◆ The task
Drop the images; return everything else in the listing below exactly.

= = = = =

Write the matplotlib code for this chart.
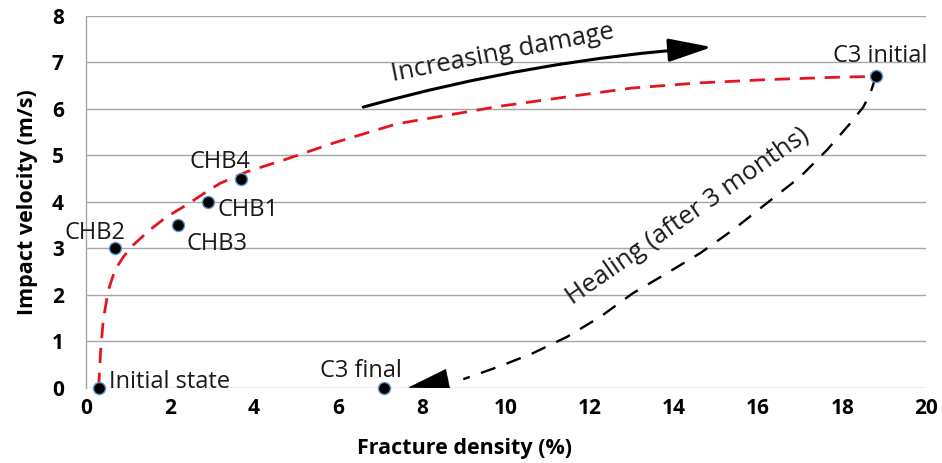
import matplotlib.pyplot as plt
from matplotlib.patches import FancyArrowPatch

# measured samples
sample_names = ["Initial state", "CHB2", "CHB3", "CHB1", "CHB4", "C3 initial", "C3 final"]
fracture_density = [0.3, 0.7, 2.2, 2.9, 3.7, 18.8, 7.1]
impact_velocity = [0.0, 3.0, 3.5, 4.0, 4.5, 6.7, 0.0]

# hand-drawn damage trend (red dashed)
damage_x = [0.30, 0.31, 0.35, 0.41, 0.53, 0.69, 0.89, 1.13, 1.52, 1.92, 2.40, 2.87,
            3.19, 3.83, 4.70, 5.90, 7.40, 9.86, 11.45, 13.0, 14.6, 16.2, 17.8, 18.8]
damage_y = [0.00, 0.17, 0.82, 1.46, 2.10, 2.54, 2.82, 3.08, 3.40, 3.68, 3.94, 4.22,
            4.40, 4.65, 4.90, 5.27, 5.68, 6.06, 6.26, 6.45, 6.56, 6.63, 6.68, 6.70]

# healing path (black dashed)
healing_x = [18.8, 18.67, 18.5, 18.19, 17.64, 17.0, 16.2, 15.4, 14.62, 13.83, 13.02,
             12.24, 11.45, 10.64, 9.86, 8.98]
healing_y = [6.70, 6.34, 6.04, 5.69, 5.12, 4.54, 3.97, 3.40, 2.90, 2.47, 2.04,
             1.53, 1.10, 0.75, 0.47, 0.19]

x_ticks = list(range(0, 21, 2))
y_ticks = list(range(0, 9))

# label placement (data units) and alignment
label_pos = {
    "Initial state": (0.55, 0.0, "left"),
    "CHB2": (-0.5, 3.2, "left"),
    "CHB3": (2.4, 2.97, "left"),
    "CHB1": (3.14, 3.7, "left"),
    "CHB4": (3.2, 4.74, "center"),
    "C3 initial": (18.9, 7.0, "center"),
    "C3 final": (6.55, 0.24, "center"),
}

plt.rcParams["font.family"] = ["Open Sans", "DejaVu Sans"]

fig = plt.figure(figsize=(9.42, 4.63), dpi=100)
ax = fig.add_axes([0.0913, 0.162, 0.892, 0.8036])

ax.set_xlim(0, 20)
ax.set_ylim(0, 8)
ax.set_xticks(x_ticks)
ax.set_yticks(y_ticks)
ax.yaxis.grid(True, color="#a6a6a6", linewidth=1.0)
ax.set_axisbelow(True)
for side in ["top", "right", "bottom"]:
    ax.spines[side].set_visible(False)
ax.spines["left"].set_color("#a6a6a6")
ax.spines["left"].set_linewidth(1.0)
ax.tick_params(length=0, labelsize=15)
ax.tick_params(axis="x", pad=7)
ax.tick_params(axis="y", pad=16)
for lbl in ax.get_xticklabels() + ax.get_yticklabels():
    lbl.set_fontweight("bold")

ax.set_xlabel("Fracture density (%)", fontsize=15.5, fontweight="bold", labelpad=12)
ax.set_ylabel("Impact velocity (m/s)", fontsize=15.5, fontweight="bold", labelpad=10)
ax.xaxis.set_label_coords(0.451, -0.135)

ax.plot(damage_x, damage_y, color="#e3161f", linewidth=2.0, dashes=(5.5, 3.5), zorder=3)
ax.plot(healing_x, healing_y, color="black", linewidth=1.7, dashes=(6.5, 5), zorder=3)

# arrowhead of the healing path
ax.add_patch(FancyArrowPatch((8.62, 0.19), (7.67, 0.01),
                             arrowstyle="-|>,head_length=2.8,head_width=0.72",
                             mutation_scale=10, color="black", linewidth=0.5,
                             shrinkA=0, shrinkB=0, zorder=4))

# increasing damage arrow
ax.add_patch(FancyArrowPatch((6.6, 6.04), (14.9, 7.33),
                             connectionstyle="arc3,rad=-0.05",
                             arrowstyle="-|>,head_length=2.7,head_width=0.72",
                             mutation_scale=10, color="black", linewidth=2.2,
                             shrinkA=0, shrinkB=0, zorder=4))

ax.scatter(fracture_density, impact_velocity, s=75, color="black",
           edgecolor="#5b9bd5", linewidth=1.0, zorder=5, clip_on=False)

for name in sample_names:
    tx, ty, ha = label_pos[name]
    ax.text(tx, ty, name, fontsize=17, ha=ha, va="baseline", color="#1a1a1a", zorder=6)

ax.text(7.3, 6.6, "Increasing damage", fontsize=18.5, rotation=11,
        rotation_mode="anchor", ha="left", va="baseline", color="#1a1a1a")
ax.text(11.57, 1.78, "Healing (after 3 months)", fontsize=18.5, rotation=35,
        rotation_mode="anchor", ha="left", va="baseline", color="#1a1a1a")

fig.savefig("out.png", dpi=100)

= = = = =

◆ Output of the task
Write the matplotlib code for this chart.
import matplotlib.pyplot as plt
from matplotlib.patches import FancyArrowPatch

# measured samples
sample_names = ["Initial state", "CHB2", "CHB3", "CHB1", "CHB4", "C3 initial", "C3 final"]
fracture_density = [0.3, 0.7, 2.2, 2.9, 3.7, 18.8, 7.1]
impact_velocity = [0.0, 3.0, 3.5, 4.0, 4.5, 6.7, 0.0]

# hand-drawn damage trend (red dashed)
damage_x = [0.30, 0.31, 0.35, 0.41, 0.53, 0.69, 0.89, 1.13, 1.52, 1.92, 2.40, 2.87,
            3.19, 3.83, 4.70, 5.90, 7.40, 9.86, 11.45, 13.0, 14.6, 16.2, 17.8, 18.8]
damage_y = [0.00, 0.17, 0.82, 1.46, 2.10, 2.54, 2.82, 3.08, 3.40, 3.68, 3.94, 4.22,
            4.40, 4.65, 4.90, 5.27, 5.68, 6.06, 6.26, 6.45, 6.56, 6.63, 6.68, 6.70]

# healing path (black dashed)
healing_x = [18.8, 18.67, 18.5, 18.19, 17.64, 17.0, 16.2, 15.4, 14.62, 13.83, 13.02,
             12.24, 11.45, 10.64, 9.86, 8.98]
healing_y = [6.70, 6.34, 6.04, 5.69, 5.12, 4.54, 3.97, 3.40, 2.90, 2.47, 2.04,
             1.53, 1.10, 0.75, 0.47, 0.19]

x_ticks = list(range(0, 21, 2))
y_ticks = list(range(0, 9))

# label placement (data units) and alignment
label_pos = {
    "Initial state": (0.55, 0.0, "left"),
    "CHB2": (-0.5, 3.2, "left"),
    "CHB3": (2.4, 2.97, "left"),
    "CHB1": (3.14, 3.7, "left"),
    "CHB4": (3.2, 4.74, "center"),
    "C3 initial": (18.9, 7.0, "center"),
    "C3 final": (6.55, 0.24, "center"),
}

plt.rcParams["font.family"] = ["Open Sans", "DejaVu Sans"]

fig = plt.figure(figsize=(9.42, 4.63), dpi=100)
ax = fig.add_axes([0.0913, 0.162, 0.892, 0.8036])

ax.set_xlim(0, 20)
ax.set_ylim(0, 8)
ax.set_xticks(x_ticks)
ax.set_yticks(y_ticks)
ax.yaxis.grid(True, color="#a6a6a6", linewidth=1.0)
ax.set_axisbelow(True)
for side in ["top", "right", "bottom"]:
    ax.spines[side].set_visible(False)
ax.spines["left"].set_color("#a6a6a6")
ax.spines["left"].set_linewidth(1.0)
ax.tick_params(length=0, labelsize=15)
ax.tick_params(axis="x", pad=7)
ax.tick_params(axis="y", pad=16)
for lbl in ax.get_xticklabels() + ax.get_yticklabels():
    lbl.set_fontweight("bold")

ax.set_xlabel("Fracture density (%)", fontsize=15.5, fontweight="bold", labelpad=12)
ax.set_ylabel("Impact velocity (m/s)", fontsize=15.5, fontweight="bold", labelpad=10)
ax.xaxis.set_label_coords(0.451, -0.135)

ax.plot(damage_x, damage_y, color="#e3161f", linewidth=2.0, dashes=(5.5, 3.5), zorder=3)
ax.plot(healing_x, healing_y, color="black", linewidth=1.7, dashes=(6.5, 5), zorder=3)

# arrowhead of the healing path
ax.add_patch(FancyArrowPatch((8.62, 0.19), (7.67, 0.01),
                             arrowstyle="-|>,head_length=2.8,head_width=0.72",
                             mutation_scale=10, color="black", linewidth=0.5,
                             shrinkA=0, shrinkB=0, zorder=4))

# increasing damage arrow
ax.add_patch(FancyArrowPatch((6.6, 6.04), (14.9, 7.33),
                             connectionstyle="arc3,rad=-0.05",
                             arrowstyle="-|>,head_length=2.7,head_width=0.72",
                             mutation_scale=10, color="black", linewidth=2.2,
                             shrinkA=0, shrinkB=0, zorder=4))

ax.scatter(fracture_density, impact_velocity, s=75, color="black",
           edgecolor="#5b9bd5", linewidth=1.0, zorder=5, clip_on=False)

for name in sample_names:
    tx, ty, ha = label_pos[name]
    ax.text(tx, ty, name, fontsize=17, ha=ha, va="baseline", color="#1a1a1a", zorder=6)

ax.text(7.3, 6.6, "Increasing damage", fontsize=18.5, rotation=11,
        rotation_mode="anchor", ha="left", va="baseline", color="#1a1a1a")
ax.text(11.57, 1.78, "Healing (after 3 months)", fontsize=18.5, rotation=35,
        rotation_mode="anchor", ha="left", va="baseline", color="#1a1a1a")

fig.savefig("out.png", dpi=100)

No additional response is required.